How many different ways can $\mathbb{Z}_3$ act on the set $\{1, 2, 3, 4\}$
This is my attempted proof.
Proof: Any action of $\mathbb{Z}_3$ on the set $\{1, 2, 3, 4\}$ is equivalent to a homomorphism $\phi : \mathbb{Z}_3 \to S_4$. So the question is equivalent to asking how many homomorphisms there are from $\mathbb{Z}_3$ to $S_4$.
Note that since $\mathbb{Z}_3$ is cyclic, any homomorphism $\phi : \mathbb{Z}_3 \to S_4$ is completely defined by $\phi(1)$. But also recall that the order of $\phi(1)$ must divide the order of $1$ in $\mathbb{Z}_3$ which is $3$. Thus $o(\phi(1))$ is either $1$ or $3$. The only element of order $1$ in $S_4$ is $1_{S_4}$ and if $\phi(1) = 1_{S_4}$ then $\phi$ is the trivial homomorphism.
Now observe that there are $$\frac{4!}{(4-3)!3} = \frac{24}{3} = 8$$ elements of order $3$ in $S_4$ which corresponds to $8$ possible non-trivial homomorphisms from $\mathbb{Z_3}$ to $S_4$. Thus there are $1 + 8 = 9$ possible homomorphisms from $\mathbb{Z}_3$ to $S_4$ resulting in $9$ possible actions of $\mathbb{Z}_3$ on $\{1, 2, 3, 4\}$. $\square$
Is my proof correct?
Edit: One of the hints that was given was to consider orbit decompositions and apply the Orbit-Stabilizer Theorem, though I'm not sure how one can use that to prove the above.

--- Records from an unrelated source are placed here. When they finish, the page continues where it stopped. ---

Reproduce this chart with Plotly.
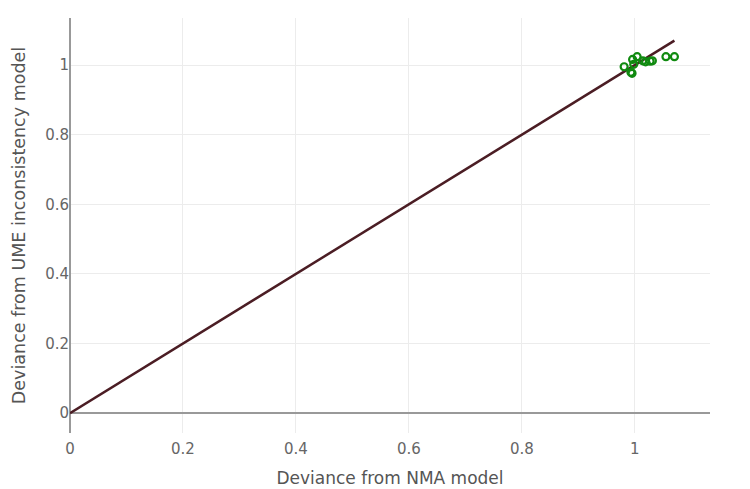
import plotly.graph_objects as go

nma_dev = [0.981, 0.993, 0.995, 0.996, 1.004, 0.998, 1.014, 1.019, 1.027, 1.031, 1.055, 1.070]
ume_dev = [0.995, 0.979, 0.976, 1.016, 1.024, 1.002, 1.012, 1.009, 1.011, 1.012, 1.024, 1.024]
line_x = [0, 1.070]
line_y = [0, 1.070]

fig = go.Figure()
fig.add_trace(go.Scatter(x=line_x, y=line_y, mode="lines",
                         line=dict(color="#4b1d24", width=2.5), showlegend=False, hoverinfo="skip"))
fig.add_trace(go.Scatter(x=nma_dev, y=ume_dev, mode="markers",
                         marker=dict(symbol="circle-open", size=7, color="#108a10", line=dict(width=2.2)),
                         showlegend=False))

axis_common = dict(showgrid=True, gridcolor="#ececec", gridwidth=1, zeroline=True,
                   zerolinecolor="#999999", zerolinewidth=2, showline=False, automargin=False,
                   tickfont=dict(size=15, color="#666"), dtick=0.2, tickformat="~g")
fig.update_layout(
    width=750, height=489,
    margin=dict(l=70, r=40, t=18, b=56),
    plot_bgcolor="white", paper_bgcolor="white",
    font=dict(family="DejaVu Sans, Verdana, sans-serif", color="#555"),
    xaxis=dict(range=[0, 1.133], ticks="outside", ticklen=2, tickcolor="rgba(0,0,0,0)",
               title=dict(text="Deviance from NMA model", font=dict(size=17)), **axis_common),
    yaxis=dict(range=[-0.057, 1.135],
               title=dict(text="Deviance from UME inconsistency model", font=dict(size=17.5)), **axis_common),
)
fig.write_html("out.html")
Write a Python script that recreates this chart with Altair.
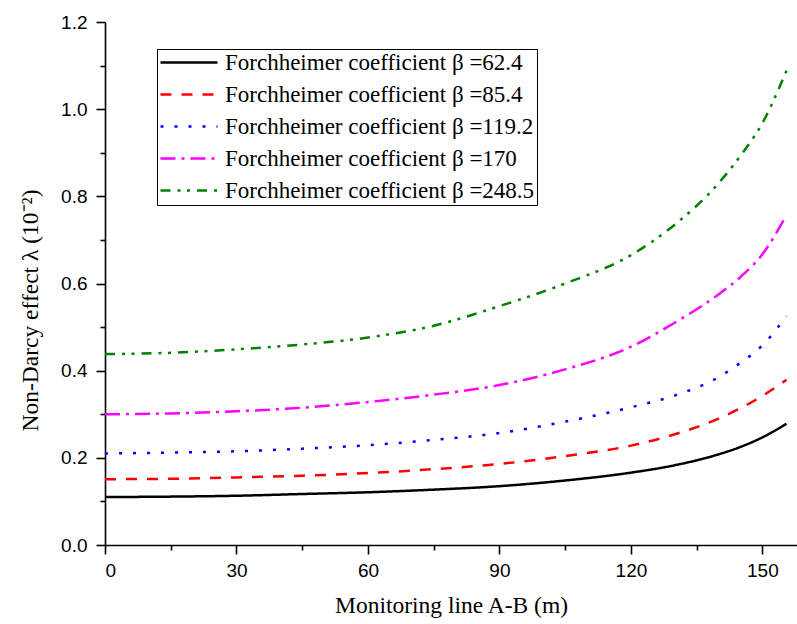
import altair as alt
import pandas as pd

# Monitoring line position (m)
xs = [0, 15, 30, 45, 60, 75, 90, 105, 120, 130, 140, 145, 150, 155.5]

# Non-Darcy effect λ (10^-2) for each Forchheimer coefficient
beta_62_4 = [0.110, 0.111, 0.113, 0.117, 0.121, 0.127, 0.135, 0.148, 0.166, 0.183, 0.208, 0.225, 0.247, 0.278]
beta_85_4 = [0.151, 0.152, 0.155, 0.159, 0.165, 0.174, 0.186, 0.204, 0.228, 0.254, 0.290, 0.314, 0.342, 0.379]
beta_119_2 = [0.210, 0.212, 0.215, 0.221, 0.229, 0.241, 0.257, 0.283, 0.316, 0.343, 0.385, 0.418, 0.458, 0.525]
beta_170 = [0.300, 0.302, 0.307, 0.315, 0.328, 0.345, 0.367, 0.403, 0.455, 0.510, 0.575, 0.615, 0.667, 0.757]
beta_248_5 = [0.438, 0.441, 0.449, 0.460, 0.476, 0.503, 0.548, 0.600, 0.665, 0.735, 0.830, 0.893, 0.968, 1.088]

series_names = [
    "Forchheimer coefficient β =62.4",
    "Forchheimer coefficient β =85.4",
    "Forchheimer coefficient β =119.2",
    "Forchheimer coefficient β =170",
    "Forchheimer coefficient β =248.5",
]
series_values = [beta_62_4, beta_85_4, beta_119_2, beta_170, beta_248_5]
series_colors = ["#000000", "#FF0000", "#0000FF", "#FF00FF", "#008000"]
series_dashes = [[1, 0], [11, 10], [3, 11], [15, 6, 3, 6], [10, 7, 3, 6.5, 3, 7]]

rows = []
for name, vals in zip(series_names, series_values):
    for x, y in zip(xs, vals):
        rows.append({"x": x, "y": y, "series": name})
df = pd.DataFrame(rows)

x_major = [0, 30, 60, 90, 120, 150]
x_minor = [15, 45, 75, 105, 135]
y_major = [0.0, 0.2, 0.4, 0.6, 0.8, 1.0, 1.2]
y_minor = [0.1, 0.3, 0.5, 0.7, 0.9, 1.1]

x_scale = alt.Scale(domain=[0, 157.9], nice=False, zero=False)
y_scale = alt.Scale(domain=[0, 1.2], nice=False)

main = alt.Chart(df).mark_line(strokeWidth=2.5, interpolate="monotone").encode(
    x=alt.X(
        "x:Q",
        scale=x_scale,
        axis=alt.Axis(
            values=x_major,
            title="Monitoring line A-B (m)",
            orient="bottom",
            tickSize=9,
            labelPadding=7,
            titleBaseline="alphabetic",
            titleY=67,
        ),
    ),
    y=alt.Y(
        "y:Q",
        scale=y_scale,
        axis=alt.Axis(
            values=y_major,
            format=".1f",
            title="Non-Darcy effect λ (10⁻²)",
            orient="left",
            tickSize=9,
            labelPadding=9,
            titleAngle=-90,
            titleBaseline="alphabetic",
            titleAlign="center",
            titleX=-68,
            titleY=288,
        ),
    ),
    color=alt.Color(
        "series:N",
        scale=alt.Scale(domain=series_names, range=series_colors),
        sort=series_names,
        legend=alt.Legend(
            title=None,
            orient="none",
            legendX=52,
            legendY=27,
            symbolType="M-1.43,0L6.71,0",
            symbolSize=196,
            symbolStrokeWidth=2.5,
            labelFont="Liberation Serif",
            labelFontSize=23,
            labelColor="#000000",
            labelOffset=43,
            padding=2,
            rowPadding=8,
            strokeColor="#000000",
            fillColor="#FFFFFF",
            labelLimit=400,
        ),
    ),
    strokeDash=alt.StrokeDash(
        "series:N",
        scale=alt.Scale(domain=series_names, range=series_dashes),
        sort=series_names,
        legend=None,
    ),
)

minor = alt.Chart(df).mark_line(strokeOpacity=0).encode(
    x=alt.X(
        "x:Q",
        scale=x_scale,
        axis=alt.Axis(values=x_minor, labels=False, domain=False, tickSize=5, title=None, orient="bottom"),
    ),
    y=alt.Y(
        "y:Q",
        scale=y_scale,
        axis=alt.Axis(values=y_minor, labels=False, domain=False, tickSize=5, title=None, orient="left"),
    ),
)

chart = (
    alt.layer(main, minor)
    .resolve_axis(x="independent", y="independent")
    .properties(
        width=692,
        height=523,
        autosize=alt.AutoSizeParams(type="none"),
        padding={"left": 105, "top": 22, "right": 0, "bottom": 79},
        background="#FFFFFF",
    )
    .configure_view(stroke="transparent")
    .configure_axis(
        grid=False,
        domainColor="#000000",
        domainWidth=1.6,
        tickColor="#000000",
        tickWidth=1.6,
        labelFont="Liberation Sans",
        labelFontSize=19,
        labelColor="#000000",
        titleFont="Liberation Serif",
        titleFontSize=23.5,
        titleFontWeight="normal",
        titleColor="#000000",
    )
)

chart.save("out.html", embed_options={"renderer": "svg", "actions": False})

Could someone outline a proof using this method if possible?
Here is another way at it, just for kicks:
Note that your homomorphism maps $0\mapsto1$, $1\mapsto\psi_1$, and $2\mapsto\psi_2$ such that $\psi_1^2=\psi_2$ and $\psi_2^2=\psi_1$ due to the group action axioms, i.e., $\psi_1^4=\psi_2^2=\psi_1$ so that $\psi_1=1$ or has order $3$. Note that $\psi_2$ is determined by $\psi_1$. There are $8$ elements in $S_4$ of order $3$. Therefore, the number of homomorphisms is $1+8=9$.